◆ **INSTRUCTIONS FOR THE TASK**: Copy out each line of the material below with no changes.

◆ **RAW DATA**:
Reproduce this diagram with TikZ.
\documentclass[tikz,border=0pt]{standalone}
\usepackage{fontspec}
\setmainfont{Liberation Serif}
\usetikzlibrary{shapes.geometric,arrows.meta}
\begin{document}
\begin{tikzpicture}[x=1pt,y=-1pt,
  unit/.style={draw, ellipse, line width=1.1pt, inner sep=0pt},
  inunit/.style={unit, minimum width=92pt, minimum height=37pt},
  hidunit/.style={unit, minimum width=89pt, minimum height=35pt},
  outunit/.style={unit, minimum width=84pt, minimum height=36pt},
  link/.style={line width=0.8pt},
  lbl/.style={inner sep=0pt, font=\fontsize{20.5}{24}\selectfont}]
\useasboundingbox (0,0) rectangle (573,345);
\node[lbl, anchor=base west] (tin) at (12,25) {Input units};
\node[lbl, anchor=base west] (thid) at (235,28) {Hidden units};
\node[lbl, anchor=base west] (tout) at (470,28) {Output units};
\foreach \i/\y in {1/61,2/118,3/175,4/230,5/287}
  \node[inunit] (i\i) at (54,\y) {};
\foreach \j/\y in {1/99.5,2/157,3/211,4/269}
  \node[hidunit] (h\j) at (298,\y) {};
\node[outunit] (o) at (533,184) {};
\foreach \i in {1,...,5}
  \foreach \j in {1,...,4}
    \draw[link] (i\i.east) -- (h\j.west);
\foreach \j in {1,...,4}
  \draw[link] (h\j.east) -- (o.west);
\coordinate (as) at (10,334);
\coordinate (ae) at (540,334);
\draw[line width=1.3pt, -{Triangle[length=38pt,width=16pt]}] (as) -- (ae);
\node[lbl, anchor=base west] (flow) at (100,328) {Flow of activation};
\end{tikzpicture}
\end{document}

◆ **EXERCISE ANSWER**:
Reproduce this diagram with TikZ.
\documentclass[tikz,border=0pt]{standalone}
\usepackage{fontspec}
\setmainfont{Liberation Serif}
\usetikzlibrary{shapes.geometric,arrows.meta}
\begin{document}
\begin{tikzpicture}[x=1pt,y=-1pt,
  unit/.style={draw, ellipse, line width=1.1pt, inner sep=0pt},
  inunit/.style={unit, minimum width=92pt, minimum height=37pt},
  hidunit/.style={unit, minimum width=89pt, minimum height=35pt},
  outunit/.style={unit, minimum width=84pt, minimum height=36pt},
  link/.style={line width=0.8pt},
  lbl/.style={inner sep=0pt, font=\fontsize{20.5}{24}\selectfont}]
\useasboundingbox (0,0) rectangle (573,345);
\node[lbl, anchor=base west] (tin) at (12,25) {Input units};
\node[lbl, anchor=base west] (thid) at (235,28) {Hidden units};
\node[lbl, anchor=base west] (tout) at (470,28) {Output units};
\foreach \i/\y in {1/61,2/118,3/175,4/230,5/287}
  \node[inunit] (i\i) at (54,\y) {};
\foreach \j/\y in {1/99.5,2/157,3/211,4/269}
  \node[hidunit] (h\j) at (298,\y) {};
\node[outunit] (o) at (533,184) {};
\foreach \i in {1,...,5}
  \foreach \j in {1,...,4}
    \draw[link] (i\i.east) -- (h\j.west);
\foreach \j in {1,...,4}
  \draw[link] (h\j.east) -- (o.west);
\coordinate (as) at (10,334);
\coordinate (ae) at (540,334);
\draw[line width=1.3pt, -{Triangle[length=38pt,width=16pt]}] (as) -- (ae);
\node[lbl, anchor=base west] (flow) at (100,328) {Flow of activation};
\end{tikzpicture}
\end{document}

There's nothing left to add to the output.